2. All’unione civile, alla sua celebrazione, al suo scioglimento, ai rapporti fra i contraenti e alle loro vicende, anche in materia di successione, si applicano tutte le disposizioni civili, penali, amministrative, processuali e fiscali relative al matrimonio civile, incluse le eventuali modificazioni successive alla data di entrata in vigore della presente legge, in quanto applicabili e con le sole eccezioni espressamente disposte.
3. Ai sensi della presente legge non rileva la distinzione tra «marito» e «moglie» dovunque essa ricorra nelle disposizioni richiamate al comma 2. Le parole «marito» e «moglie», ovunque ricorrano, sono da intendersi sostituite con quella di «partner».
4. Non può contrarre un’unione civile chi è vincolato da un matrimonio precedente o da una precedente unione civile.
(Uso dei cognomi)
1. I contraenti mantengono ciascuno il proprio cognome, salvo che, all’atto della celebrazione dell’unione civile, stabiliscano che uno dei due, o entrambi, aggiungano al cognome dell’uno quello dell’altro. In tale caso si osservano, in quanto applicabili, gli articoli 143-bis e 156-bis del codice civile e l’articolo 5, comma 2, della legge 1o dicembre 1970, n. 898, e successive modificazioni.
(Condizione dei figli)
1. La celebrazione dell’unione civile non ha effetti sullo stato dei figli dei contraenti.

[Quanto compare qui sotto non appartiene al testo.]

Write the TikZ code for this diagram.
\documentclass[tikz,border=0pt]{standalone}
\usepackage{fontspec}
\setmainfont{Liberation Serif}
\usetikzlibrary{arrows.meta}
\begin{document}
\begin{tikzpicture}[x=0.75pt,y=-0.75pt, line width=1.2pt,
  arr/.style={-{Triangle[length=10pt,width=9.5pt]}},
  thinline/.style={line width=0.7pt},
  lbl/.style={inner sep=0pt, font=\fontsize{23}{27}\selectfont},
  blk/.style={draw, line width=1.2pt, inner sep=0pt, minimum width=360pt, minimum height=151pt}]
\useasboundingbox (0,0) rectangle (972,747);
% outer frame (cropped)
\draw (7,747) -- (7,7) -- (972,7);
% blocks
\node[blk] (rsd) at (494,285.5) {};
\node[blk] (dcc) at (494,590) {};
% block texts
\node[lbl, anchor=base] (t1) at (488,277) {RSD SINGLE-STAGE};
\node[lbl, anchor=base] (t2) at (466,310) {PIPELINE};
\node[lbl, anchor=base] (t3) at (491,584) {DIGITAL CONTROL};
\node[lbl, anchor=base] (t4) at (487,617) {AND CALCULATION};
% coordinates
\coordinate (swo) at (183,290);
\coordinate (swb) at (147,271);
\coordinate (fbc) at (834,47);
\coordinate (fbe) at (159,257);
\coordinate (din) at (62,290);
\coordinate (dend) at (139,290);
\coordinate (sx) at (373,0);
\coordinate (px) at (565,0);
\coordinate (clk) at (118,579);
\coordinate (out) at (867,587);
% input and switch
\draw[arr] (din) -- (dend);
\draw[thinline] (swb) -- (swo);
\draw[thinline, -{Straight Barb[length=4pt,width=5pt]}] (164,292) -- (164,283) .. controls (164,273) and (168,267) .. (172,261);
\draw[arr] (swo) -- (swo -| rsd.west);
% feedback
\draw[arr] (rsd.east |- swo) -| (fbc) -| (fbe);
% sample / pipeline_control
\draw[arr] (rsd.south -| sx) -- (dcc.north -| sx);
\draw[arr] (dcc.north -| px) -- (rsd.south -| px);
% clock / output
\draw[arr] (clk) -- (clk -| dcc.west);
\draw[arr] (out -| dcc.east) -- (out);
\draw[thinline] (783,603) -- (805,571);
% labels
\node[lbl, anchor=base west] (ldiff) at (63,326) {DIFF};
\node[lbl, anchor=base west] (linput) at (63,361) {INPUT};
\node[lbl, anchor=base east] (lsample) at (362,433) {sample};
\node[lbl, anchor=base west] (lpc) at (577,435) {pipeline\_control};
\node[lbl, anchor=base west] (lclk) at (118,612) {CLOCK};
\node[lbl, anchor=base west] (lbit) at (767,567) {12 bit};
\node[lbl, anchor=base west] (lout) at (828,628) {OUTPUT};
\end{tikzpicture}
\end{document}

2. Le disposizioni relative alla presunzione di concepimento nel matrimonio e al divieto per la donna di contrarre matrimonio prima che siano passati trecento giorni dallo scioglimento, annullamento o cessazione degli effetti civili del matrimonio precedente non si applicano all’unione civile.

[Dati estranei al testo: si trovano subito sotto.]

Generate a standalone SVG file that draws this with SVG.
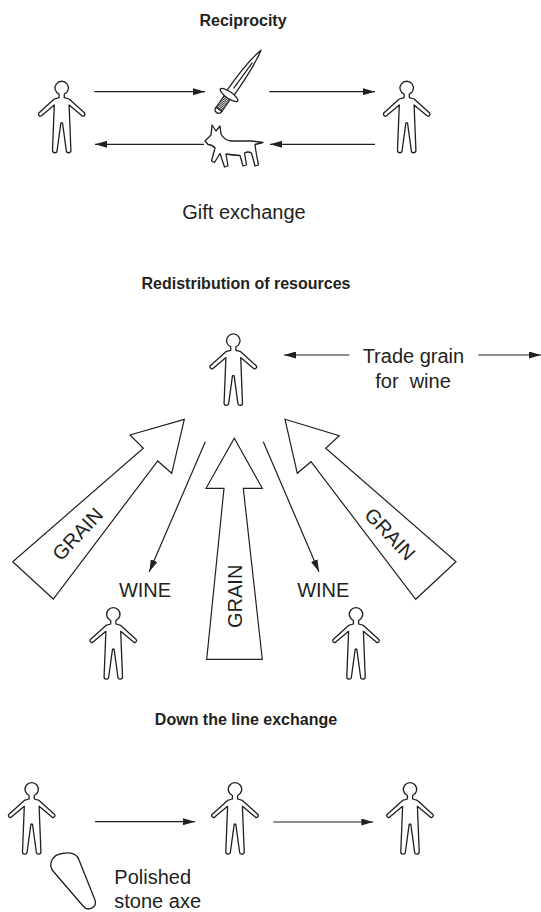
<svg xmlns="http://www.w3.org/2000/svg" width="541" height="912" viewBox="0 0 541 912">
  <style>
    .title { font-family: "Liberation Sans", Arial, sans-serif; font-weight: bold; font-size: 16px; fill: #231f20; text-anchor: middle; }
    .label { font-family: "Liberation Sans", Arial, sans-serif; font-size: 20px; fill: #231f20; text-anchor: middle; }
    .fig { fill: #fff; stroke: #231f20; stroke-width: 1.3; stroke-linejoin: round; }
    .big { fill: #fff; stroke: #231f20; stroke-width: 1.2; stroke-linejoin: miter; }
    .con { stroke: #231f20; stroke-width: 1.2; fill: none; }
  </style>
  <defs>
    <marker id="ah" markerWidth="12" markerHeight="7" refX="12" refY="3.5" orient="auto" markerUnits="userSpaceOnUse">
      <path d="M0,0 L12,3.5 L0,7 Z" fill="#231f20"/>
    </marker>
    <pattern id="grip" width="3" height="1.6" patternUnits="userSpaceOnUse">
      <rect width="3" height="1.6" fill="#fff"/>
      <rect width="3" height="0.9" fill="#333"/>
    </pattern>
    <!-- standing figure, origin at the centre of the head -->
    <path id="person" class="fig" d="M -2.6,6.1 A 6.7 6.7 0 1 1 2.6,6.1 L 2.6,9.6 L 7.4,11 L 22.9,25 A 1.9 1.9 0 0 1 20.3,27.7 L 7.4,16.9 L 9.2,62.3 A 2.3 2.3 0 0 1 4.6,62.6 L 0.9,35.5 A 0.9 0.9 0 0 0 -0.9,35.5 L -4.6,62.6 A 2.3 2.3 0 0 1 -9.2,62.3 L -7.4,16.9 L -20.3,27.7 A 1.9 1.9 0 0 1 -22.9,25 L -7.4,11 L -2.6,9.6 Z"/>
  </defs>

  <!-- Reciprocity -->
  <text class="title" x="243" y="26">Reciprocity</text>
  <g id="recip-giver"><use href="#person" x="61.7" y="88"/></g>
  <g id="recip-receiver"><use href="#person" x="406.7" y="88"/></g>
  <g id="sword" transform="translate(229,95) rotate(35)">
    <path class="fig" stroke-width="1.1" d="M -4.3,-2 C -4.3,-28 -2.5,-44 0.5,-55 C 3,-44 4.3,-28 4.3,-2 Z"/>
    <path class="con" stroke-width="0.9" d="M 0,-8 L 0.6,-40"/>
    <rect x="-3.6" y="2.5" width="7.2" height="15" fill="url(#grip)" stroke="#231f20" stroke-width="1.1"/>
    <path class="fig" stroke-width="1.1" d="M -3.6,17.5 L 3.6,17.5 Q 3.6,21.5 0,21.5 Q -3.6,21.5 -3.6,17.5 Z"/>
    <ellipse class="fig" stroke-width="1.1" cx="0" cy="0" rx="10.5" ry="3.3"/>
  </g>
  <g id="dog">
    <path class="fig" stroke-width="1.2" d="M 205,141 L 211,135 L 212,125 L 216,131 L 220,126 L 221,134 Q 224,140 231,141 L 252,141 L 263,142.5 L 255,144.5 Q 256,153 258.5,165 L 255,166 L 251.5,153 Q 248,151 244.5,153 L 246.5,165 L 243,166 L 240,155.5 Q 232,155 226,154 L 228,166 L 224.5,167 L 220,153.5 L 214.5,162.5 L 211.5,161 L 215,148 Q 212,144.5 208,144.5 Z"/>
  </g>
  <text class="label" x="244" y="219">Gift exchange</text>

  <!-- Redistribution of resources -->
  <text class="title" x="246" y="289">Redistribution of resources</text>
  <g id="chief"><use href="#person" x="233.3" y="340.7"/></g>
  <text class="label" x="413.4" y="362.5">Trade grain</text>
  <text class="label" x="413" y="388" xml:space="preserve">for  wine</text>
  <g id="grain-left">
    <polygon class="big" points="184.3,419.3 130,435 143.3,448.3 12.7,561.7 53.3,599 157.7,461 171.7,473.3"/>
    <text class="label" transform="translate(77.5,534) rotate(-46.8)" dy="7">GRAIN</text>
  </g>
  <g id="grain-middle">
    <polygon class="big" points="234.3,438.3 262.3,488.3 243.3,488.3 262.3,659.3 206.7,659.3 224,488.3 206,488.3"/>
    <text class="label" transform="translate(234.5,596.3) rotate(-90)" dy="7">GRAIN</text>
  </g>
  <g id="grain-right">
    <polygon class="big" points="285,419.3 339.3,435.7 325.7,448.3 456,561.7 415.7,599.3 311,461.7 297.3,473.3"/>
    <text class="label" transform="translate(390,534) rotate(46.9)" dy="7">GRAIN</text>
  </g>
  <text class="label" x="145" y="596.7">WINE</text>
  <text class="label" x="323.3" y="597.3">WINE</text>
  <g id="farmer-left"><use href="#person" x="113.3" y="614.4"/></g>
  <g id="farmer-right"><use href="#person" x="356" y="614.4"/></g>

  <!-- Down the line exchange -->
  <text class="title" x="246" y="725">Down the line exchange</text>
  <g id="line-1"><use href="#person" x="31.7" y="789.4"/></g>
  <g id="line-2"><use href="#person" x="235" y="789.4"/></g>
  <g id="line-3"><use href="#person" x="410" y="789.4"/></g>
  <g id="axe">
    <path class="fig" d="M 53,871 C 48,864 52,855 62,853.5 C 70,852 77,853.5 79,860 L 95,900 C 97.5,907 88.5,912 83.5,906.5 Z"/>
  </g>
  <text class="label" x="114.3" y="884" text-anchor="start" style="text-anchor:start">Polished</text>
  <text class="label" x="114.3" y="908.3" style="text-anchor:start">stone axe</text>

  <!-- connectors -->
  <g id="connectors">
    <line class="con" x1="94.3" y1="91.7" x2="205" y2="91.7" marker-end="url(#ah)"/>
    <line class="con" x1="269.3" y1="91.7" x2="375" y2="91.7" marker-end="url(#ah)"/>
    <line class="con" x1="204" y1="144.3" x2="95" y2="144.3" marker-end="url(#ah)"/>
    <line class="con" x1="375" y1="144.3" x2="270" y2="144.3" marker-end="url(#ah)"/>
    <line class="con" x1="349.3" y1="355" x2="284" y2="355" marker-end="url(#ah)"/>
    <line class="con" x1="478.3" y1="355" x2="541" y2="355" marker-end="url(#ah)"/>
    <line class="con" x1="205.3" y1="441.7" x2="149.3" y2="571.7" marker-end="url(#ah)"/>
    <line class="con" x1="263.3" y1="441.7" x2="319" y2="571.7" marker-end="url(#ah)"/>
    <line class="con" x1="95" y1="821.7" x2="195" y2="821.7" marker-end="url(#ah)"/>
    <line class="con" x1="273.3" y1="822" x2="373.3" y2="822" marker-end="url(#ah)"/>
  </g>
</svg>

3. Le disposizioni che regolano l’adozione di minori da parte dei coniugi non si applicano alle unioni civili.
(Contratti collettivi di lavoro)
1. Le disposizioni dei contratti collettivi di lavoro dirette a garantire l’assolvimento dell’obbligo di reciproca assistenza, relative al matrimonio e al coniuge del lavoratore, si applicano anche all’unione civile.
(Trattati internazionali)
1. Le disposizioni dei trattati internazionali relative al matrimonio non possono essere applicate all’unione civile senza il consenso dell’altro Stato contraente.